A dataset with 4 variables has covariance eigenvalues: 10, 5, 2, 0.5. Total = 17.5.

PC1: 10/17.5 = 57.1%. PC2: 5/17.5 = 28.6%. Cumulative: 85.7%.

PC3: 2/17.5 = 11.4%. Cumulative: 97.1%. PC4: 2.9%.

Two components capture 85.7% of variance; three capture 97.1%. A common threshold is 90-95%, suggesting 3 components suffice here.

Step 4: Project the Data

To reduce from p to k dimensions, project each data point onto the first k principal components.

Projection: If W = [v1 | v2 | ... | vk] contains the first k eigenvectors as columns, the reduced data is Y = X_c * W. Each row of Y gives the k-dimensional representation of that data point.

Worked Example 5

From Example 3, project onto PC1 = (1/sqrt(2))(1, 1).

Point (-2, -2): score = (-2, -2) · (1/sqrt(2), 1/sqrt(2)) = -4/sqrt(2) = -2*sqrt(2).

Point (0, 0): score = 0. Point (2, 2): score = 2*sqrt(2).

1D representation: {-2*sqrt(2), 0, 2*sqrt(2)}. All the variation is captured on this one axis.

Connection to SVD

PCA via SVD: If X_c = U Sigma V^T, then the principal components are the columns of V, and the singular values relate to eigenvalues of the covariance matrix by lambda_i = sigma_i^2 / (n-1).

In practice, SVD is the preferred numerical method for computing PCA.

Check Your Understanding

1. Why do we center the data before PCA?

Answer: Centering ensures we are analyzing variance around the mean, not distance from the origin. Without centering, the first PC would point toward the mean, not the direction of maximum variation.

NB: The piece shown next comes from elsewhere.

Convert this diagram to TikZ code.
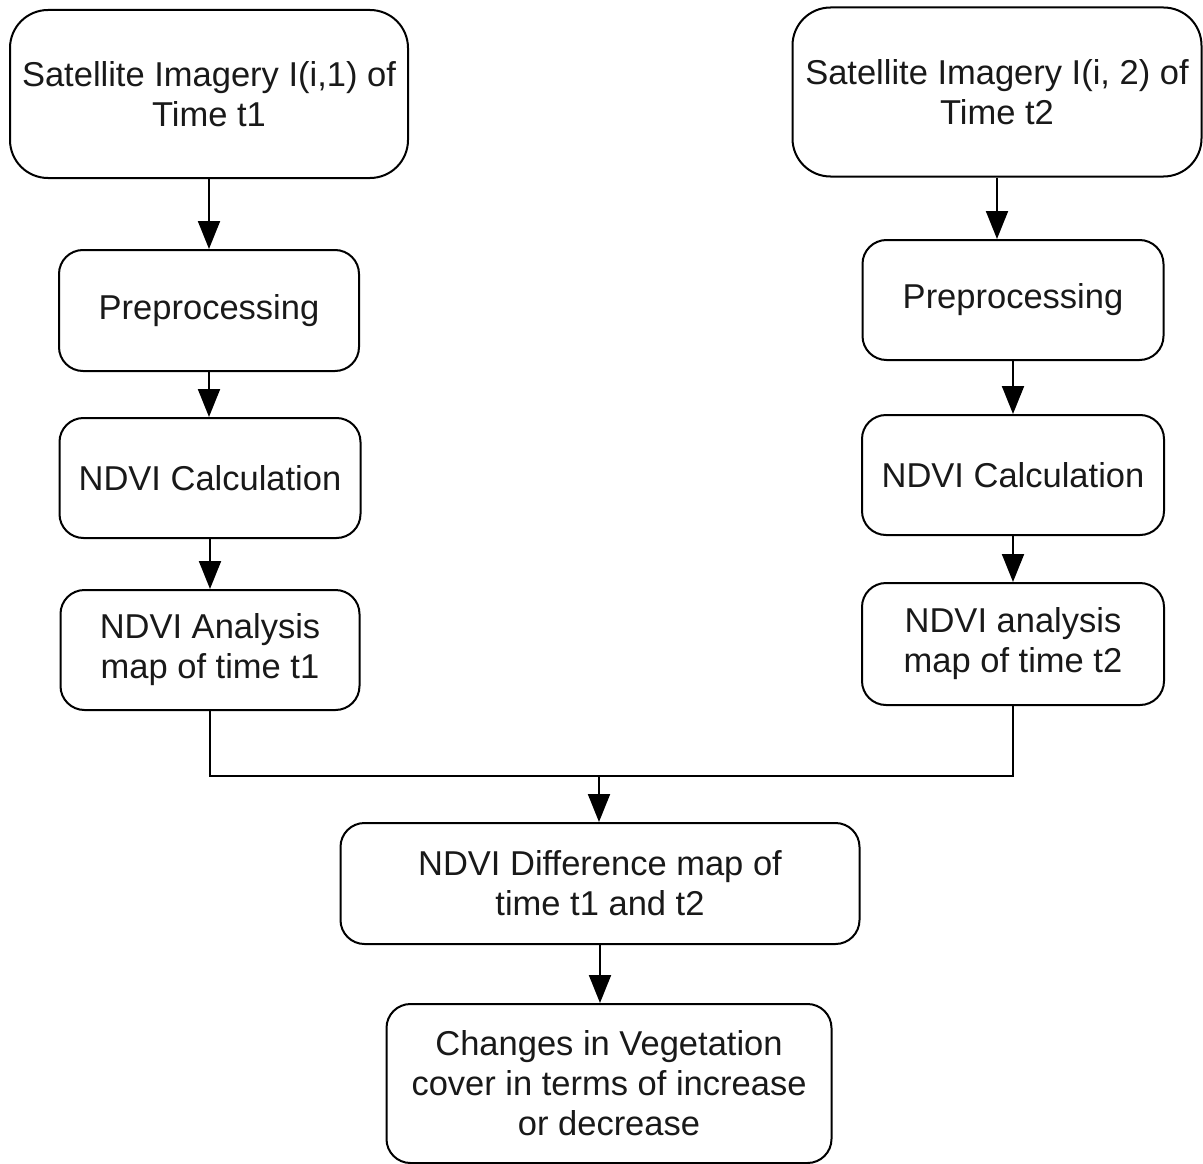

2. Eigenvalues of a covariance matrix are 6, 3, 1. What percent of variance does PC1 explain?

Answer: 6/(6+3+1) = 6/10 = 60%.

3. Why must the covariance matrix be symmetric and positive semi-definite?

Answer: Symmetric because cov(X,Y) = cov(Y,X). Positive semi-definite because variance is nonneg: for any vector w, w^T S w = var(w^T X) ≥ 0. This guarantees all eigenvalues are nonneg.